Assim, depois de tudo isso o curso saiu. A homologação do resultado do concurso veio em 11 de abril passado. Parecia que era só contar os dias para a nomeação. Nada disso. Enquanto abriu concursos para outras áreas, o governo enfatiza o prazo máximo que tem para convocar o pessoal da Controladoria, de 2 anos, prorrogáveis por mais 2 anos – ou seja, até 2018.

“É o único concurso de Pernambuco em que aconteceu isso. É um descaso. A gente considera proposital”, diz Karlos Bungenstab, 30 anos, outro aprovado. Ele participa de uma comissão formada pelos concursados. “Essa é a atividade que fiscaliza as contas públicas de dentro, faz o controle interno. Existe recomendação do TCE e nada de nomeação. É muito estranho o que está acontecendo”, diz Karlos.

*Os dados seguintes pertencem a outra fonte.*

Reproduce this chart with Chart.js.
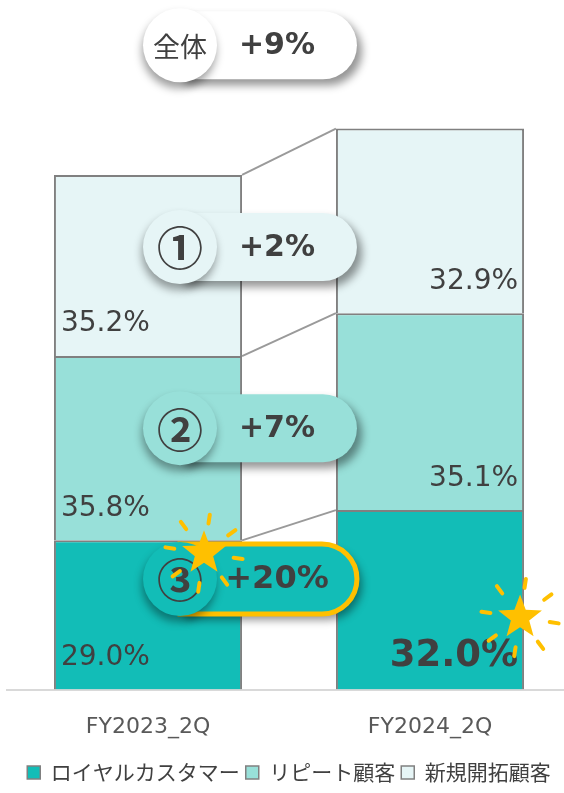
<!DOCTYPE html>
<html lang="ja">
<head>
<meta charset="UTF-8">
<title>顧客区分別 構成比</title>
<script src="https://cdn.jsdelivr.net/npm/chart.js"></script>
<style>
  html, body { margin: 0; padding: 0; background: #fff; overflow: hidden; }
  .wrap { width: 572px; height: 793px; }
</style>
</head>
<body>
<div class="wrap"><canvas id="mixChart" width="572" height="793"></canvas></div>
<script>
// data
const categories = ['FY2023_2Q', 'FY2024_2Q'];
const totals = [100, 109];              // FY2023 = 100
const royalShare = [29.0, 32.0];
const repeatShare = [35.8, 35.1];
const newShare = [35.2, 32.9];
const seriesNames = ['ロイヤルカスタマー', 'リピート顧客', '新規開拓顧客'];
const growthLabels = ['③', '②', '①'];
const growthValues = ['+20%', '+7%', '+2%'];
const totalLabel = '全体';
const totalGrowth = '+9%';

const colors = ['#12bdb7', '#98e0d9', '#e6f5f6'];
const bubbleFill = ['#12bdb7', '#98e0d9', '#e6f5f6'];
const bubbleAt = [21.5, 50.8, 86.0];   // y (in value units) of each bubble
const totalBubbleAt = 125.2;

const NUM_FONT = '"DejaVu Sans", Verdana, sans-serif';
const JP_FONT = '"Noto Sans CJK JP", "Noto Sans", sans-serif';
const TEXT = '#404040';

function toValues(share) {
    return share.map((s, i) => s * totals[i] / 100);
}
const shares = [royalShare, repeatShare, newShare];

function pillPath(ctx, x0, x1, cy, h) {
    const r = h / 2;
    ctx.beginPath();
    ctx.moveTo(x0, cy - r);
    ctx.lineTo(x1 - r, cy - r);
    ctx.arc(x1 - r, cy, r, -Math.PI / 2, Math.PI / 2);
    ctx.lineTo(x0, cy + r);
    ctx.closePath();
}

function starPath(ctx, cx, cy, R, r) {
    ctx.beginPath();
    for (let k = 0; k < 10; k++) {
        const a = -Math.PI / 2 + k * Math.PI / 5;
        const rad = k % 2 === 0 ? R : r;
        const px = cx + rad * Math.cos(a), py = cy + rad * Math.sin(a);
        k === 0 ? ctx.moveTo(px, py) : ctx.lineTo(px, py);
    }
    ctx.closePath();
}

function drawStar(ctx, cx, cy, R) {
    ctx.save();
    ctx.strokeStyle = '#ffc000';
    ctx.lineWidth = 4;
    ctx.lineCap = 'round';
    for (let k = 0; k < 8; k++) {
        const a = -Math.PI / 2 + k * Math.PI / 4 + 0.15;
        ctx.beginPath();
        ctx.moveTo(cx + (R + 7) * Math.cos(a), cy + (R + 7) * Math.sin(a));
        ctx.lineTo(cx + (R + 16) * Math.cos(a), cy + (R + 16) * Math.sin(a));
        ctx.stroke();
    }
    ctx.fillStyle = '#ffc000';
    starPath(ctx, cx, cy, R, R * 0.42);
    ctx.fill();
    ctx.restore();
}

function bubble(ctx, cx, cy, pillRight, fill, circleText, circleFont, valueText, valueFont, outline) {
    const rad = 37;
    ctx.save();
    ctx.shadowColor = 'rgba(0,0,0,0.42)';
    ctx.shadowBlur = 9;
    ctx.shadowOffsetX = 5;
    ctx.shadowOffsetY = 6;
    pillPath(ctx, cx, pillRight, cy, outline ? 70 : 68);
    ctx.fillStyle = fill;
    ctx.fill();
    ctx.shadowColor = 'transparent';
    if (outline) {
        ctx.lineWidth = 5;
        ctx.strokeStyle = '#ffc000';
        ctx.stroke();
    }
    ctx.shadowColor = 'rgba(0,0,0,0.38)';
    ctx.shadowOffsetX = -1;
    ctx.shadowOffsetY = 6;
    ctx.beginPath();
    ctx.arc(cx, cy, rad, 0, Math.PI * 2);
    ctx.fill();
    ctx.restore();

    ctx.save();
    ctx.fillStyle = TEXT;
    ctx.textBaseline = 'middle';
    ctx.textAlign = 'center';
    ctx.font = circleFont;
    ctx.fillText(circleText, cx, cy + 1);
    ctx.font = valueFont;
    ctx.fillText(valueText, cx + 97, cy + 1);
    ctx.restore();
}

const overlayPlugin = {
    id: 'overlay',
    afterDatasetsDraw(chart) {
        const ctx = chart.ctx;
        const yScale = chart.scales.y;

        // connector lines between the segment tops
        ctx.save();
        ctx.strokeStyle = '#9a9a9a';
        ctx.lineWidth = 2;
        chart.data.datasets.forEach((ds, d) => {
            const bars = chart.getDatasetMeta(d).data;
            const a = bars[0], b = bars[1];
            ctx.beginPath();
            ctx.moveTo(a.x + a.width / 2, a.y);
            ctx.lineTo(b.x - b.width / 2, b.y);
            ctx.stroke();
        });
        ctx.restore();

        // percentage labels inside segments
        chart.data.datasets.forEach((ds, d) => {
            chart.getDatasetMeta(d).data.forEach((bar, i) => {
                const txt = shares[d][i].toFixed(1) + '%';
                ctx.save();
                ctx.fillStyle = TEXT;
                ctx.textBaseline = 'middle';
                if (i === 0) {
                    ctx.font = '28px ' + NUM_FONT;
                    ctx.textAlign = 'left';
                    ctx.fillText(txt, bar.x - bar.width / 2 + 7, bar.base - 32);
                } else {
                    const bold = d === 0;
                    ctx.font = bold ? 'bold 37px ' + NUM_FONT : '28px ' + NUM_FONT;
                    ctx.textAlign = 'right';
                    ctx.fillText(txt, bar.x + bar.width / 2 - 6, bar.base - (bold ? 33 : 31));
                }
                ctx.restore();
            });
        });

        // growth bubbles
        const first = chart.getDatasetMeta(0).data[0];
        const second = chart.getDatasetMeta(0).data[1];
        const cx = first.x + 32;
        const pillRight = second.x - second.width / 2 + 21;
        for (let d = 2; d >= 0; d--) {
            bubble(ctx, cx, yScale.getPixelForValue(bubbleAt[d]), pillRight, bubbleFill[d],
                growthLabels[d], 'bold 46px ' + JP_FONT, growthValues[d],
                (d === 0 ? 'bold 32px ' : 'bold 30px ') + NUM_FONT, d === 0);
        }
        bubble(ctx, cx, yScale.getPixelForValue(totalBubbleAt), pillRight, '#ffffff',
            totalLabel, '27px ' + JP_FONT, totalGrowth, 'bold 30px ' + NUM_FONT, false);

        // highlight stars
        drawStar(ctx, cx + 24, yScale.getPixelForValue(bubbleAt[0] + 5), 23);
        drawStar(ctx, second.x + second.width / 2 - 4, yScale.getPixelForValue(bubbleAt[0] - 7.5), 23);
    }
};

new Chart(document.getElementById('mixChart'), {
    type: 'bar',
    data: {
        labels: categories,
        datasets: seriesNames.map((name, d) => ({
            label: name,
            data: toValues(shares[d]),
            backgroundColor: colors[d],
            borderColor: '#808080',
            borderWidth: { top: 2, left: 2, right: 2, bottom: 0 },
            borderSkipped: false,
            categoryPercentage: 1,
            barPercentage: 0.667
        }))
    },
    options: {
        responsive: false,
        animation: false,
        layout: { padding: { top: 72, left: 7, right: 1, bottom: 0 } },
        scales: {
            x: {
                stacked: true,
                grid: { display: false },
                border: { color: '#d9d9d9', width: 2 },
                ticks: { color: '#595959', font: { family: NUM_FONT, size: 22 }, padding: 16 }
            },
            y: {
                stacked: true,
                display: false,
                min: 0,
                max: 120
            }
        },
        plugins: {
            legend: {
                position: 'bottom',
                labels: {
                    boxWidth: 13,
                    boxHeight: 13,
                    color: TEXT,
                    font: { family: JP_FONT, size: 21 },
                    padding: 6
                }
            },
            tooltip: { enabled: false }
        }
    },
    plugins: [overlayPlugin]
});
</script>
</body>
</html>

Com a Controladoria reforçada, seria possível fiscalizar melhor contratos como o do corredor Leste-Oeste e o Ramal da Copa. No conjunto, diz o Tribunal de Contas, quatro obras tiveram um gasto excessivo e passível de devolução pelas empreiteiras de R$ 82 milhões.

É uma contradição amplificada pela Contas Abertas, organização não governamental referência no combate à corrupção e reconhecida até pelo governo de Pernambuco. Em 30 de maio passado, indicado ao topo de um ranking da ONG, o Estado divulgou comunicados e notícias em sites oficiais comemorando o reconhecimento da Contas Abertas, por ter o segundo melhor Portal da Transparência do Brasil.

Acontece que, no último dia 2, a mesma ONG mostrou o outro lado: o governo tem um ótimo site, mas para controlar gastos e combater a corrupção, sofre de falta de pessoal. A CGE tem só 72 analistas, enquanto a Lei Complementar 119, de 2008, define 180 cargos para a Controladoria. Mesmo se todos fossem nomeados amanhã, 14% das vagas previstas em lei ainda ficariam vazias.

Procurada, a CGE comunicou que a resposta caberia à Secretaria de Administração, que se posicionou por escrito. Ela enfatizou a homologação da segunda fase do concurso, iniciado em 2010, em abril passado. “Diante disso, as nomeações podem ocorrer dentro da validade do concurso, que se expira em 2016”, comunicou a secretaria. O fato de o prazo poder ser renovado por mais 2 anos joga o limite para 2018.

Gleisse Gonçalo, enquanto esperava a nomeação, foi aprovada em outros concursos. Atualmente ocupa uma vaga temporária na Controladoria Municipal do Recife, para a qual ironicamente foi treinada no ambiente da CGE, e foi aprovada para um cargo efetivo no Tribunal Regional Eleitoral (TRE) de São Paulo. “Posso ser chamada a qualquer momento para assumir no TRE. Mas o trabalho na Prefeitura do Recife me mostrou que tenho vocação para a Controladoria. Nasci para isso. Se eu já estiver lá e sair a nomeação, acho que eu volto”, diz Gleisse.